American costume designer

Marie Anne Chiment has created sets and costumes for hundreds of productions across the United States for opera, theatre and dance. Chiment’s sets and costumes have been used on the stages of Santa Fe Opera, Chicago Lyric Opera, Kennedy Center, Wolftrap Opera and Broadway’s Minskoff Theatre. She has designed national tours of Grease and Carousel, as well as the GLAMA award winning world premiere of Patience & Sarah for the Lincoln Center Festival.

==Education==
Chiment received a Master of Fine Arts in 1981 from New York University’s Tisch School of the Arts. As the year’s top graduate she received the coveted J.S. Seidman Award for design excellence. An invitation to join United Scenic Artists was followed by design engagements for the operetta Land Of Smiles at Lincoln Center, the film Grease Monkey (winner, “Focus On Film” award) as well as A Midsummer Night's Dream for The Arena Stage in Washington DC, starring Kathleen Turner and Avery Brooks.

==Early career==
Chiment designed costumes for theatre companies including Actors Theatre of Louisville, Philadelphia’s Walnut Street Theatre, Cincinnati Playhouse, Portland Stage Company, Berkeley Repertory Theatre, New York Citys La Mama and Beckett Theatres and Repertory Theatre of St. Louis. While designing for The Rep in St. Louis, she met Colin Graham, the Artistic Director of Opera Theatre of Saint Louis, and was invited to design sets and costumes for the premiere of his production Beauty And The Beast. The production was successful.

==Design==
Chiment was classically trained in voice and music so she liked creating sets and costumes for opera and dance.

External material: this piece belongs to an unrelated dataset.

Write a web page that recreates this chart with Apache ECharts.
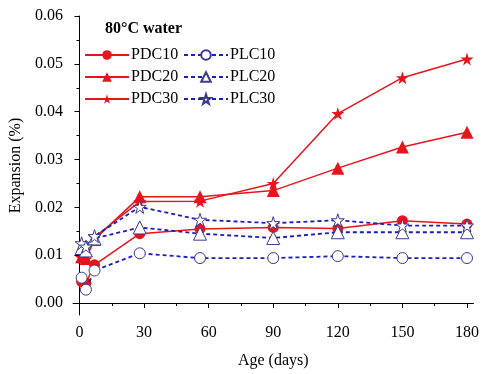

She has designed operas for Seattle Opera, Spoleto Festival, Minnesota Opera, Pennsylvania Opera Theatre, Kentucky Opera, Virginia Opera, Nashville Opera, Memphis Opera, Sarasota Opera and Opera Pacific. Chimet has also created costumes for the New York Baroque Dance Company, Kathryn Posin Dance Company, Elizabeth Keen Dance Company, and Alvin Ailey American Dance Theater.

==Later career==
Chiment went back to the West Coast to design The Winter's Tale and Rough Crossing for Oregon Shakespeare Festival. For the 2005 season Chiment designed the fantasy costumes for Festival's The Tragical History of Dr. Faustus. When OSF’s Associate Artistic Director Fontaine Syer moved east to assume the artistic directorship of Delaware Theatre Company, she invited Chiment to collaborate with her at DTC. Climent was nominated for the Barrymore Award for Excellence in Theatre for her work at DTC. Chiment regularly designs sets and costumes for DTC productions. Climent designed the costumes for the 2015 Mauckingbird Theatre Company's presentation of The Cole Porter Celebration 'Hot 'In Cole in Philadelphia.

==Academic work and writings==
Chiment has served as Associate Professor of Design at Webster University's Leigh Gerdine School of Fine Arts, Guest Lecturer at Cornell University, Guest Designer at Pennsylvania State University Festival of American Theatre and Guest Designer for the Santa Rosa Summer Repertory Theatre. Chiment’s work has appeared on the covers of Entertainment Design, Theatre Crafts International and Stage Directions magazines and her designs have been featured in Opera News, The Costume Designer’s Handbook and Fabric Painting and Dyeing for the Stage.

==Awards==
At the second annual Kevin Kline Awards Chiment was awarded Outstanding Costume Design for her designs for the world premiere of the musical Ace for the Repertory Theatre of St. Louis in 2007. Later in 2014 Climent was again nominated for the Barrymore Outstanding Costume Design for The Most Spectacularly Lamentable Trial of Miz Martha Washington, with the Flashpoint Theatre Company. "Her set and costume designs for Repertory Theatre of St. Louis's I Am My Own Wife won a Kevin Kline Award for outstanding production and were nominated for a Helen Hayes Award for outstanding design. Her set design for the Black Repertory Theatre's production of Macbeth won the Judy Award and was a Woodie King Award nominee."